Posted at 7:05 AM, Oct 02, 2012
and last updated 2012-10-02 07:05:08-04

By Charles Riley

HONG KONG (CNNMoney) — Federal prosecutors filed additional charges Monday against five former employees of Bernie Madoff, saying that his massive scheme to defraud investors started in the 1970s, much earlier than previously alleged.

Prosecutors said that the five long-time Madoff employees — Daniel Bonventre, Annette Bongiorno, Joann Crupi, Jerome O’Hara and George Perez — were all involved in operational aspects of Madoff’s scheme. Previously indicted on other charges, they now face a total of 33 counts on charges ranging from bank fraud to tax offenses.

The new charges come after Madoff’s brother Peter, who worked at the firm with him, was recently sentenced to 10 years for participating in the fraud.

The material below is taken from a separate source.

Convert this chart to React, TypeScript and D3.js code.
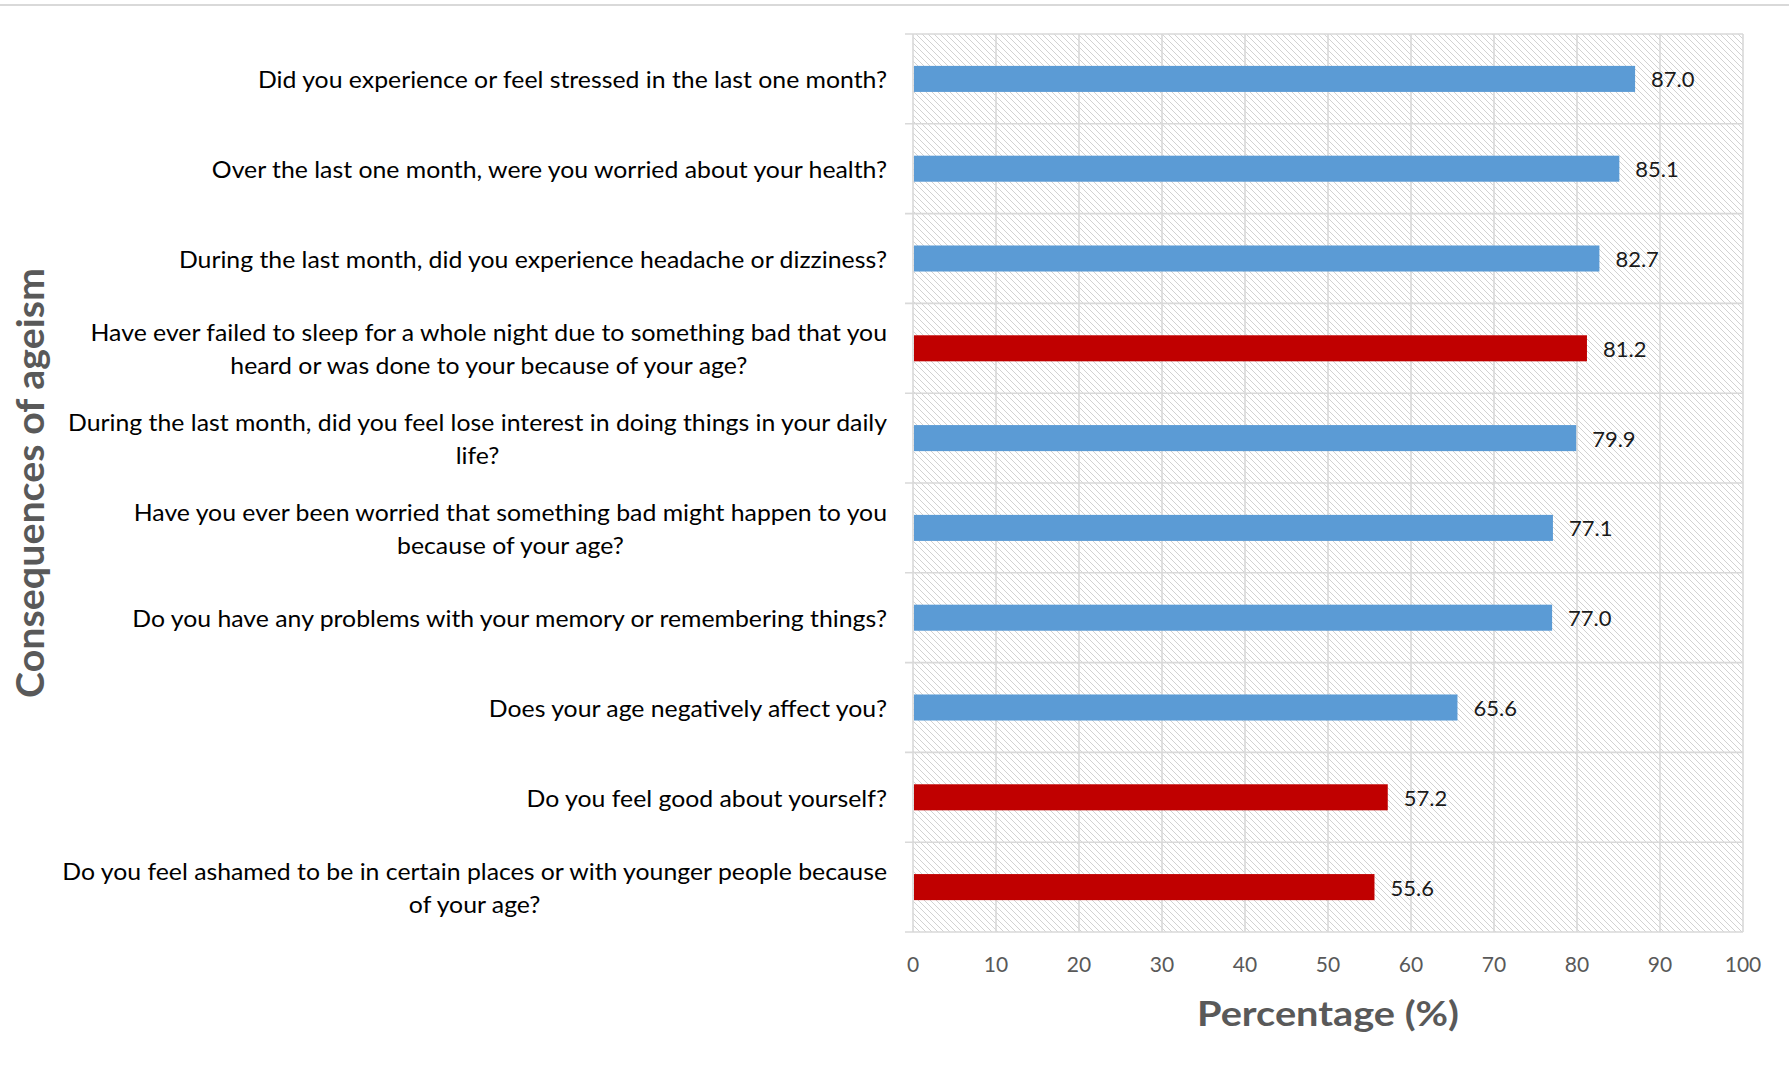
import React, { useEffect, useRef } from "react";
import * as d3 from "d3";

const categories: string[] = [
  "Did you experience or feel stressed in the last one month?",
  "Over the last one month, were you worried about your health?",
  "During the last month, did you experience headache or dizziness?",
  "Have ever failed to sleep for a whole night due to something bad that you\nheard or was done to your because of your age?",
  "During the last month, did you feel lose interest in doing things in your daily\nlife?",
  "Have you ever been worried that something bad might happen to you\nbecause of your age?",
  "Do you have any problems with your memory or remembering things?",
  "Does your age negatively affect you?",
  "Do you feel good about yourself?",
  "Do you feel ashamed to be in certain places or with younger people because\nof your age?",
];
const values: number[] = [87.0, 85.1, 82.7, 81.2, 79.9, 77.1, 77.0, 65.6, 57.2, 55.6];
const highlighted: boolean[] = [false, false, false, true, false, false, false, false, true, true];
const xTicks: number[] = [0, 10, 20, 30, 40, 50, 60, 70, 80, 90, 100];
const xTitle = "Percentage (%)";
const yTitle = "Consequences of ageism";

const W = 1789;
const H = 1067;
const FONT = "Lato, Carlito, Calibri, 'Noto Sans', sans-serif";

export default function App() {
  const ref = useRef<SVGSVGElement | null>(null);

  useEffect(() => {
    const svg = d3.select(ref.current);
    svg.selectAll("*").remove();

    const left = 913, right = 1743, top = 34, bottom = 932;
    const x = d3.scaleLinear().domain([0, 100]).range([left, right]);
    const y = d3.scaleBand<number>().domain(d3.range(categories.length)).range([top, bottom]).padding(0);
    const barH = y.bandwidth() * 0.29;
    const grid = "#d9d9d9";

    const defs = svg.append("defs");
    const pat = defs.append("pattern").attr("id", "hatch").attr("width", 6).attr("height", 6)
      .attr("patternUnits", "userSpaceOnUse");
    pat.append("rect").attr("width", 6).attr("height", 6).attr("fill", "#ffffff");
    pat.append("path").attr("d", "M-1,-1 L7,7 M-1,5 L1,7 M5,-1 L7,1")
      .attr("stroke", "#d2d2d2").attr("stroke-width", 1);

    // top rule
    svg.append("line").attr("x1", 0).attr("x2", W).attr("y1", 5).attr("y2", 5)
      .attr("stroke", grid).attr("stroke-width", 2);

    // plot background
    svg.append("rect").attr("x", left).attr("y", top).attr("width", right - left).attr("height", bottom - top)
      .attr("fill", "url(#hatch)");

    // vertical gridlines
    svg.append("g").selectAll("line").data(xTicks).join("line")
      .attr("x1", d => x(d)).attr("x2", d => x(d)).attr("y1", top).attr("y2", bottom)
      .attr("stroke", grid).attr("stroke-width", 1.6);

    // horizontal separators with outward ticks
    const seps = d3.range(categories.length + 1).map(i => (i < categories.length ? (y(i) as number) : bottom));
    svg.append("g").selectAll("line").data(seps).join("line")
      .attr("x1", left - 8).attr("x2", right).attr("y1", d => d).attr("y2", d => d)
      .attr("stroke", grid).attr("stroke-width", 1.6);

    // bars
    svg.append("g").selectAll("rect").data(values).join("rect")
      .attr("x", x(0) + 1)
      .attr("y", (_, i) => (y(i) as number) + y.bandwidth() / 2 - barH / 2)
      .attr("width", d => x(d) - x(0) - 1)
      .attr("height", barH)
      .attr("fill", (_, i) => (highlighted[i] ? "#C00000" : "#5B9BD5"));

    // value labels
    svg.append("g").selectAll("text").data(values).join("text")
      .attr("x", d => x(d) + 16)
      .attr("y", (_, i) => (y(i) as number) + y.bandwidth() / 2)
      .attr("dominant-baseline", "central")
      .attr("font-family", FONT).attr("font-size", 22).attr("fill", "#1a1a1a")
      .text(d => d.toFixed(1));

    // x tick labels
    svg.append("g").selectAll("text").data(xTicks).join("text")
      .attr("x", d => x(d)).attr("y", 963)
      .attr("text-anchor", "middle").attr("dominant-baseline", "central")
      .attr("font-family", FONT).attr("font-size", 21).attr("fill", "#595959")
      .text(d => String(d));

    // category labels, calibrated width
    const labelFont = 24;
    const probe = svg.append("text").attr("font-family", FONT).attr("font-size", labelFont)
      .text(categories[0]);
    const probeW = (probe.node() as SVGTextElement).getComputedTextLength();
    probe.remove();
    const ratio = 629 / probeW;
    const labelRight = left - 26;
    const lineGap = 33;

    categories.forEach((cat, i) => {
      const lines = cat.split("\n");
      const cy = (y(i) as number) + y.bandwidth() / 2;
      const g = svg.append("g");
      const texts = lines.map((ln, j) =>
        g.append("text").attr("font-family", FONT).attr("font-size", labelFont).attr("fill", "#000")
          .attr("dominant-baseline", "central")
          .attr("y", cy + (j - (lines.length - 1) / 2) * lineGap)
          .text(ln)
      );
      const widths = texts.map(t => (t.node() as SVGTextElement).getComputedTextLength() * ratio);
      const maxW = d3.max(widths) as number;
      const centerX = labelRight - maxW / 2;
      texts.forEach((t, j) => {
        t.attr("x", centerX).attr("text-anchor", "middle")
          .attr("textLength", widths[j]).attr("lengthAdjust", "spacingAndGlyphs");
      });
    });

    // x title
    const xt = svg.append("text").attr("x", (left + right) / 2).attr("y", 1012)
      .attr("text-anchor", "middle").attr("dominant-baseline", "central")
      .attr("font-family", FONT).attr("font-size", 35).attr("font-weight", "bold").attr("fill", "#595959")
      .text(xTitle);
    xt.attr("textLength", 262).attr("lengthAdjust", "spacingAndGlyphs");

    // y title
    const yt = svg.append("text")
      .attr("transform", `translate(29, ${(top + bottom) / 2}) rotate(-90)`)
      .attr("text-anchor", "middle").attr("dominant-baseline", "central")
      .attr("font-family", FONT).attr("font-size", 38).attr("font-weight", "bold").attr("fill", "#595959")
      .text(yTitle);
    yt.attr("textLength", 430).attr("lengthAdjust", "spacingAndGlyphs");
  }, []);

  return (
    <svg
      ref={ref}
      width={W}
      height={H}
      style={{ position: "absolute", left: 0, top: 0, background: "#fff" }}
    />
  );
}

Bonventre, who served as director of operations, allegedly concealed the fraud through manipulation of the firm’s general ledger, financial statements and stock record. Prosecutors say Bonventre also created false records related to Madoff’s individual tax returns with the intent of fooling auditors.

O’Hara and Perez worked as computer programmers starting in the early 1990s. Prosecutors say they helped cook the books by writing algorithms to change account names, the number of shares and transaction numbers.

The new indictment charges Bonventre with 22 counts, while Bongiorno now faces 10 counts and Crupi stands accused of 13 counts. O’Hara and Perez were charged with eight counts each. The defendants will be arraigned Tuesday in New York federal court.

The original indictment in the case, filed in Nov. 2010, indicated that the Madoff fraud started in 1992. The new indictment filed Monday dates the conspiracy back decades earlier, to at least the early 1970s.

“This largest-ever Ponzi scheme was not the work of one person,” FBI Acting Assistant Director-in-Charge Mary Galligan said in a written statement.

“Each of the defendants in his or her way allegedly played a key role in designing, building or maintaining the house of cards. The habitual doctoring of books and records, the fictitious trades, the phantom accounts, were the core of the charade,” Galligan said.

For decades, Madoff ran a Manhattan-based investment firm that served as a front for his Ponzi scheme. His victims believed he was investing their money, but he was actually using it to fund a lavish lifestyle for himselfand his wife Ruth.

They lived in a Manhattan penthouse and had extravagant homes in Montauk, N.Y.; Palm Beach, Fla.; and the French coast. Their possessions included diamond-studded jewelry, a satin Mets jacket emblazoned with “Madoff” and a yacht named “The Bull.”

Madoff’s scheme finally came crashing down with his arrest on Dec. 11, 2008. He pleaded guilty three months later and was sentenced to 150 years in prison.

Madoff resides at the Butner Federal Correctional Complex in North Carolina. His scheduled release date is in 2139.